§ **Exercise prompt**:
Pick out the lines in the listing below that contain the word "this" and copy them.

Rows from a dataset of charts and code

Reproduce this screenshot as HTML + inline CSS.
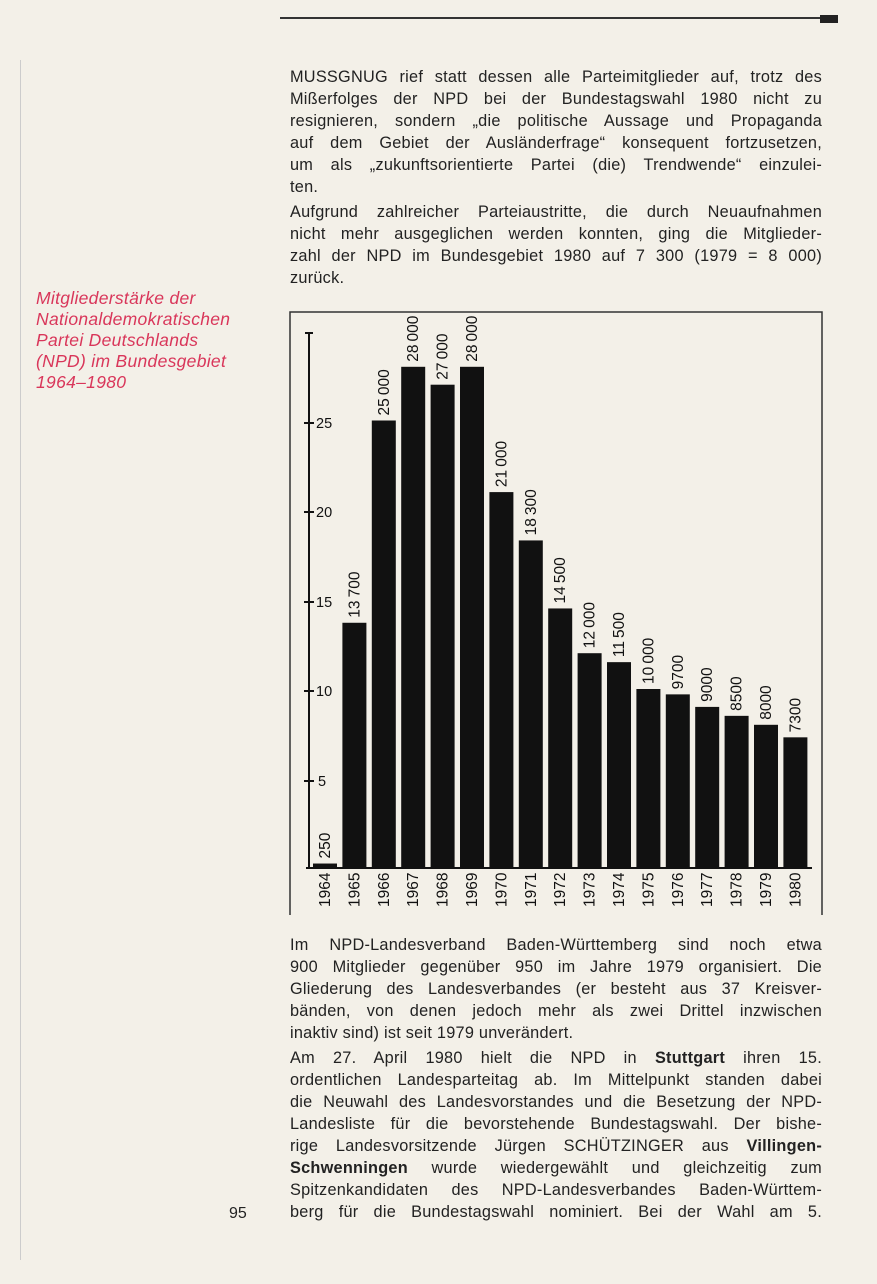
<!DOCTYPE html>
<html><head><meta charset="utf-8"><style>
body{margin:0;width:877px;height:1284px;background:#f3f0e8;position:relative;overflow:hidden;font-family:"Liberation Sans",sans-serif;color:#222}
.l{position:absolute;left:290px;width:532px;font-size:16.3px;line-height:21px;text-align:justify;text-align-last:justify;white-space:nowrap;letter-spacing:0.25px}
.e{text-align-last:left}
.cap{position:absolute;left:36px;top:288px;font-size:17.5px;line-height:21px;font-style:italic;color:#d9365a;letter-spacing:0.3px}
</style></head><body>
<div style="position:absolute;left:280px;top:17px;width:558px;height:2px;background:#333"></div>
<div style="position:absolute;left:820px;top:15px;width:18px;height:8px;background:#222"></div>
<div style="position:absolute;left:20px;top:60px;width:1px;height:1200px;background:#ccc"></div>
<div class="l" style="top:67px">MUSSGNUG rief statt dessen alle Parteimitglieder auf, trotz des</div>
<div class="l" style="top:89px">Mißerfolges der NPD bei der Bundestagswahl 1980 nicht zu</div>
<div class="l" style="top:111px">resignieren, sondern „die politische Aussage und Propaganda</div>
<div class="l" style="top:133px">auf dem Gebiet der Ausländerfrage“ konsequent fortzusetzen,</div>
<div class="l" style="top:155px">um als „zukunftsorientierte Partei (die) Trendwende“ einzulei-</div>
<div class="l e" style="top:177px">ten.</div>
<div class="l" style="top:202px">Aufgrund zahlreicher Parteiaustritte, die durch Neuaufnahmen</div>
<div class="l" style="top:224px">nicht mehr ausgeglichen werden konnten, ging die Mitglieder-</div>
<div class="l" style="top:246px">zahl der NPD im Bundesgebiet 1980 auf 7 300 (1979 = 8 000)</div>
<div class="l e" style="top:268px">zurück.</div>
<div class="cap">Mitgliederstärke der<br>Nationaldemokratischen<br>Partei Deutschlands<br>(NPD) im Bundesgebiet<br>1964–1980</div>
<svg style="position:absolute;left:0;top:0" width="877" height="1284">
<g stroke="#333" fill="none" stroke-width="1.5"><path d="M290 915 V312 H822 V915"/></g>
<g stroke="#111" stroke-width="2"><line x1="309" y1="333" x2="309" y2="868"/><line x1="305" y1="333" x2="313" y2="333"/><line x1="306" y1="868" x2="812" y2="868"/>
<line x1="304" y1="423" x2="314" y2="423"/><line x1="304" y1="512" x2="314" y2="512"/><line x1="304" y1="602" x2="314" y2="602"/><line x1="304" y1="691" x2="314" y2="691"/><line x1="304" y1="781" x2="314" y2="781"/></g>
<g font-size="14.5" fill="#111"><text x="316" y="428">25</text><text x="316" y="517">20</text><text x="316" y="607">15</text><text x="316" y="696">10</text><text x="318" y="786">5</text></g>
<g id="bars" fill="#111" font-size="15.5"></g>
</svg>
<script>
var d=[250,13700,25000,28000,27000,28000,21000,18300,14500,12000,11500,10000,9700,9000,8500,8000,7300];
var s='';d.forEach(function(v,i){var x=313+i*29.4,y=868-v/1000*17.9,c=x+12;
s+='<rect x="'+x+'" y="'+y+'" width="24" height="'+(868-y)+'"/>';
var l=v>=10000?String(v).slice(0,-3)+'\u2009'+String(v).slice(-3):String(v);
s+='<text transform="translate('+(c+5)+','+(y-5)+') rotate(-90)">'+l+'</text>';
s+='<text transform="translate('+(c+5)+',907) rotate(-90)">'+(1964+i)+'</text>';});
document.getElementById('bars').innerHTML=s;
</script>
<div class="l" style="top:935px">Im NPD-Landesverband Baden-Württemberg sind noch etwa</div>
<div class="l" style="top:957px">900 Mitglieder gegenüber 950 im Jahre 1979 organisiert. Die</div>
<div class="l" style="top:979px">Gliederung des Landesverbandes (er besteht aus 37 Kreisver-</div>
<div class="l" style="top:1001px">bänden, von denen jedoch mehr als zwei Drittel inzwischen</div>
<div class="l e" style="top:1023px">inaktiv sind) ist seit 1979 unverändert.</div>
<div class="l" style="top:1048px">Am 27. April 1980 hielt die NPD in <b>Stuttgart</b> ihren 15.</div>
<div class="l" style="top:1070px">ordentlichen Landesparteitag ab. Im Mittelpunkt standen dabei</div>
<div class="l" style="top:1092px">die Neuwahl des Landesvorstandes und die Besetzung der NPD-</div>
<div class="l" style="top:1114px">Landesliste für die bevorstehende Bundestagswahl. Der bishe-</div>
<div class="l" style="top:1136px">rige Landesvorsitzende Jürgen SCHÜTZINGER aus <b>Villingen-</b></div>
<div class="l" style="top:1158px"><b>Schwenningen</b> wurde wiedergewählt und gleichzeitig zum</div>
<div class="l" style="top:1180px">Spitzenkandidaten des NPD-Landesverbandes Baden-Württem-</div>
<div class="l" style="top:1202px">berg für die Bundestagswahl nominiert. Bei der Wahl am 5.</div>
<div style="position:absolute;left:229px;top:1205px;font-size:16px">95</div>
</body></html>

--

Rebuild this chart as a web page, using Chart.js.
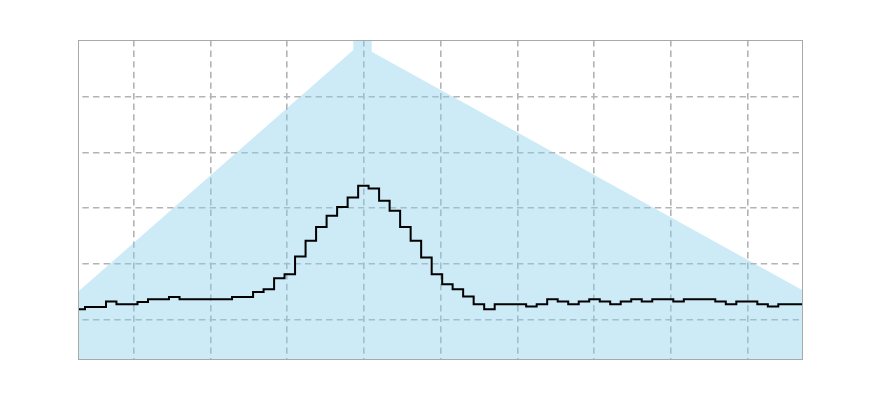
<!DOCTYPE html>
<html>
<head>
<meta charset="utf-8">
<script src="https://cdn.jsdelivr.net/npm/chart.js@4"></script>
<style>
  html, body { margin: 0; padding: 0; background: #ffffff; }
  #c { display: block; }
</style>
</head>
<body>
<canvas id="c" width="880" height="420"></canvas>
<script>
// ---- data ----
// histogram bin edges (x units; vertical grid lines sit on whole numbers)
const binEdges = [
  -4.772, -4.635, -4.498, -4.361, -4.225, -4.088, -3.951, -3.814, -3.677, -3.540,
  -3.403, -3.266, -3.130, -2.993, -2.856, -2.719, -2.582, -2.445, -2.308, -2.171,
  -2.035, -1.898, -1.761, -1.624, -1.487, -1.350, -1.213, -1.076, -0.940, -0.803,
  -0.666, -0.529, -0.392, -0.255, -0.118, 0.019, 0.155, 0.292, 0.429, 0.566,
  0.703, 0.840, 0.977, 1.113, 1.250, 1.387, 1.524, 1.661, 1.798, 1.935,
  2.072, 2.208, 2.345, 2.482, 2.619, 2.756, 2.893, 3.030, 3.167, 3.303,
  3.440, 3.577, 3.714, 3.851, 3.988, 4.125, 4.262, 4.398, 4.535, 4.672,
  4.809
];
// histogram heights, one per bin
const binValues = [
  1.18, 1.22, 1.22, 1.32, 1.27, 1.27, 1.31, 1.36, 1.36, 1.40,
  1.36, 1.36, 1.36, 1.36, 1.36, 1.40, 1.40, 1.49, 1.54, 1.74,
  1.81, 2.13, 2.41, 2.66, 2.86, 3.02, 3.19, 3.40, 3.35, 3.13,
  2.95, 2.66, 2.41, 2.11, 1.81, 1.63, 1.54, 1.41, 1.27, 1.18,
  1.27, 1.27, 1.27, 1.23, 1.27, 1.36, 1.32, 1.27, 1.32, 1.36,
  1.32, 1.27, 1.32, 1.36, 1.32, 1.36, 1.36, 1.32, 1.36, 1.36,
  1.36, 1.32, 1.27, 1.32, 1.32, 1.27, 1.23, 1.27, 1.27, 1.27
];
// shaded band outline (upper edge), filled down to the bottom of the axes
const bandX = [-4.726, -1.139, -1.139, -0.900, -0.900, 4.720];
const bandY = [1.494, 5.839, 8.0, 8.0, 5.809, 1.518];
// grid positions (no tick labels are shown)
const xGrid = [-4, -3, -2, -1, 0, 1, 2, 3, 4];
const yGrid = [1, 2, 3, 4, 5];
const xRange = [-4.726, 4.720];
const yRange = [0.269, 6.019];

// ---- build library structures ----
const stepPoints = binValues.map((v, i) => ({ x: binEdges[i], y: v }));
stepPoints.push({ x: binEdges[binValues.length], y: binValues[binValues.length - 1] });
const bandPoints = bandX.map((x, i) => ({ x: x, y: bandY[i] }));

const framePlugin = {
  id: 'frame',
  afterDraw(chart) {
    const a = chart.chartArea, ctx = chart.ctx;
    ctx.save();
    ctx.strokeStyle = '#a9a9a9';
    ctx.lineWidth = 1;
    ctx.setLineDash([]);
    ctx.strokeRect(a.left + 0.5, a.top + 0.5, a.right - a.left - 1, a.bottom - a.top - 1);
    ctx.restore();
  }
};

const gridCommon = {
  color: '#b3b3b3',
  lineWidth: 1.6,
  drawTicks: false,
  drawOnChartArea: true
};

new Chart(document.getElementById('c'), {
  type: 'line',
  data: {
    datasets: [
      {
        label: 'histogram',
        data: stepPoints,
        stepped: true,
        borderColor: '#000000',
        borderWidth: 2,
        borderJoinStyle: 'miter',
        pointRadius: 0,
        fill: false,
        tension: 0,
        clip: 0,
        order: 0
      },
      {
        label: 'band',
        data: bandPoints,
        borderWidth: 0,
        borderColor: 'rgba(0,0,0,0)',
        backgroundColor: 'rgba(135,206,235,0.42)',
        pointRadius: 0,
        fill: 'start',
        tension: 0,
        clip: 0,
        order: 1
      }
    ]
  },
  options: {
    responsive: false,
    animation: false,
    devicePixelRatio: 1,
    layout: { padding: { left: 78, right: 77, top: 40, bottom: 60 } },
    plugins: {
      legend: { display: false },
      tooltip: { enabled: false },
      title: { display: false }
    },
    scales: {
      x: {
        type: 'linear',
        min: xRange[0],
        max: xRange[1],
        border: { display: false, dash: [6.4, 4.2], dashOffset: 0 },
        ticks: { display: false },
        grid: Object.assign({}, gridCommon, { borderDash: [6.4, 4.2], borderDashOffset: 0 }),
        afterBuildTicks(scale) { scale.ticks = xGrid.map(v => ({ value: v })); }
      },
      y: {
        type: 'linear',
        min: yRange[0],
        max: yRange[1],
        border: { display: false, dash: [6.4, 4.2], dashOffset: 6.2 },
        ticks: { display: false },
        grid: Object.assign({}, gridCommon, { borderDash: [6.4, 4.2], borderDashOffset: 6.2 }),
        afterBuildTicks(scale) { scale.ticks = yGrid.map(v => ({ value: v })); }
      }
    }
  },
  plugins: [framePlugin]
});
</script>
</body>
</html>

§ **Task solution**:
Reproduce this screenshot as HTML + inline CSS.
Rebuild this chart as a web page, using Chart.js.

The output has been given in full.